▶ **Direction**
Collect all lines below with the string "matplotlib".
━━━ Given information ━━━
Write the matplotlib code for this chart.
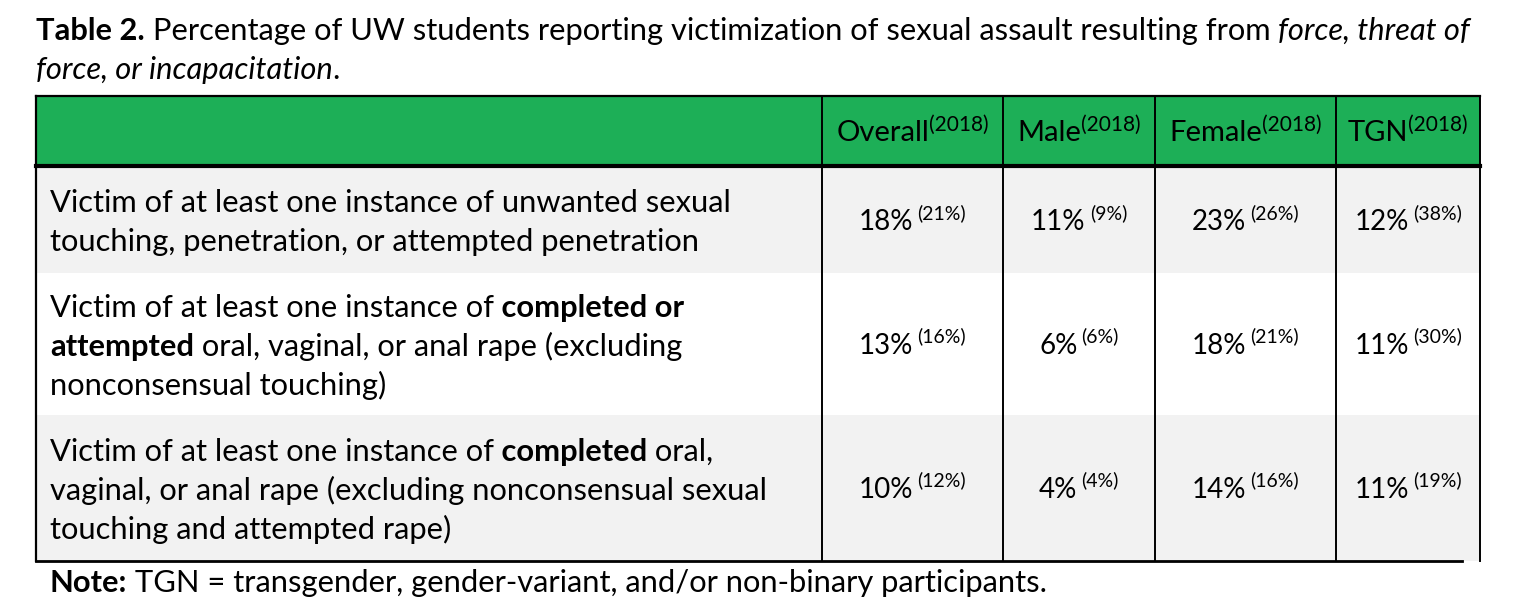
import matplotlib.pyplot as plt
from matplotlib.patches import Rectangle

plt.rcParams['font.family'] = ['Lato', 'DejaVu Sans']

# Table content
title_runs = [
    [("Table 2.", "bold", "normal"),
     (" Percentage of UW students reporting victimization of sexual assault resulting from ", "normal", "normal"),
     ("force, threat of", "normal", "italic")],
    [("force, or incapacitation", "normal", "italic"), (".", "normal", "normal")],
]
columns = ["Overall", "Male", "Female", "TGN"]
header_year = "(2018)"

row_labels = [
    [[("Victim of at least one instance of unwanted sexual", "normal", "normal")],
     [("touching, penetration, or attempted penetration", "normal", "normal")]],
    [[("Victim of at least one instance of", "normal", "normal"), (" completed or", "bold", "normal")],
     [("attempted", "bold", "normal"), (" oral, vaginal, or anal rape (excluding", "normal", "normal")],
     [("nonconsensual touching)", "normal", "normal")]],
    [[("Victim of at least one instance of", "normal", "normal"), (" completed", "bold", "normal"),
      (" oral,", "normal", "normal")],
     [("vaginal, or anal rape (excluding nonconsensual sexual", "normal", "normal")],
     [("touching and attempted rape)", "normal", "normal")]],
]

# percentages: 2018 value and earlier value (in parentheses)
overall = [18, 13, 10]
overall_prev = [21, 16, 12]
male = [11, 6, 4]
male_prev = [9, 6, 4]
female = [23, 18, 14]
female_prev = [26, 21, 16]
tgn = [12, 11, 11]
tgn_prev = [38, 30, 19]

note_runs = [("Note:", "bold", "normal"),
             (" TGN = transgender, gender-variant, and/or non-binary participants.", "normal", "normal")]

values = [overall, male, female, tgn]
values_prev = [overall_prev, male_prev, female_prev, tgn_prev]

# layout (pixels)
W, H = 1520, 610
left, right = 36, 1480
col_edges = [822, 1003, 1155, 1336, 1480]
top, head_bot = 96, 166
row_edges = [168, 273, 415, 561]
label_base = [[212, 251], [317, 356, 395], [461, 500, 539]]
FS = 22.2    # title, labels, note
FS_HEAD = 21
FS_NUM = 20
SUP = 14
green = "#1DAF57"
gray = "#F2F2F2"

fig = plt.figure(figsize=(W / 100, H / 100), dpi=100)
ax = fig.add_axes([0, 0, 1, 1])
ax.set_xlim(0, W)
ax.set_ylim(H, 0)
ax.axis("off")


def draw_runs(x, y, runs, size=FS):
    prev = None
    for txt, weight, style in runs:
        if prev is None:
            prev = ax.text(x, y, txt, fontsize=size, weight=weight, style=style,
                           ha="left", va="baseline")
        else:
            prev = ax.annotate(txt, xy=(1, 0), xycoords=prev, fontsize=size,
                               weight=weight, style=style, ha="left", va="bottom")
    return prev


# title
draw_runs(36, 40, title_runs[0])
draw_runs(36, 79, title_runs[1])

# backgrounds
ax.add_patch(Rectangle((left, top), right - left, head_bot - top, color=green, lw=0))
for i in (0, 2):
    ax.add_patch(Rectangle((left, row_edges[i]), right - left, row_edges[i + 1] - row_edges[i],
                           color=gray, lw=0))

# lines
ax.plot([left, right], [top, top], color="black", lw=1.6)
ax.plot([left, right], [head_bot, head_bot], color="black", lw=3.0)
ax.plot([left, 1462], [row_edges[-1], row_edges[-1]], color="black", lw=2.0)
ax.plot([left, left], [top, row_edges[-1]], color="black", lw=1.6)
for x in col_edges:
    ax.plot([x, x], [top, row_edges[-1]], color="black", lw=1.4)

# header + cells
pairs = []
for j, name in enumerate(columns):
    cx = (col_edges[j] + col_edges[j + 1]) / 2
    t = ax.text(cx, 141, name, fontsize=FS_HEAD, ha="center", va="baseline")
    s = ax.annotate(header_year, xy=(1, 1), xycoords=t, xytext=(0, 4),
                    textcoords="offset points", fontsize=SUP + 1, ha="left", va="top")
    pairs.append((t, s, cx, 0))
    for i in range(3):
        cy = (row_edges[i] + row_edges[i + 1]) / 2
        t = ax.text(cx, cy + 10, f"{values[j][i]}%", fontsize=FS_NUM, ha="center", va="baseline")
        s = ax.annotate(f"({values_prev[j][i]}%)", xy=(1, 1), xycoords=t, xytext=(3, 4),
                        textcoords="offset points", fontsize=SUP, ha="left", va="top")
        pairs.append((t, s, cx, 3))

for i, row in enumerate(row_labels):
    for k, line in enumerate(row):
        draw_runs(50, label_base[i][k], line)

draw_runs(50, 592, note_runs)

# centre each value together with its superscript
fig.canvas.draw()
r = fig.canvas.get_renderer()
for t, s, cx, off in pairs:
    w = s.get_window_extent(r).width + off * 100 / 72
    t.set_x(cx - w / 2)

fig.savefig("out.png", dpi=100)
━━━
▶ **Result of this exercise**
Write the matplotlib code for this chart.
import matplotlib.pyplot as plt
from matplotlib.patches import Rectangle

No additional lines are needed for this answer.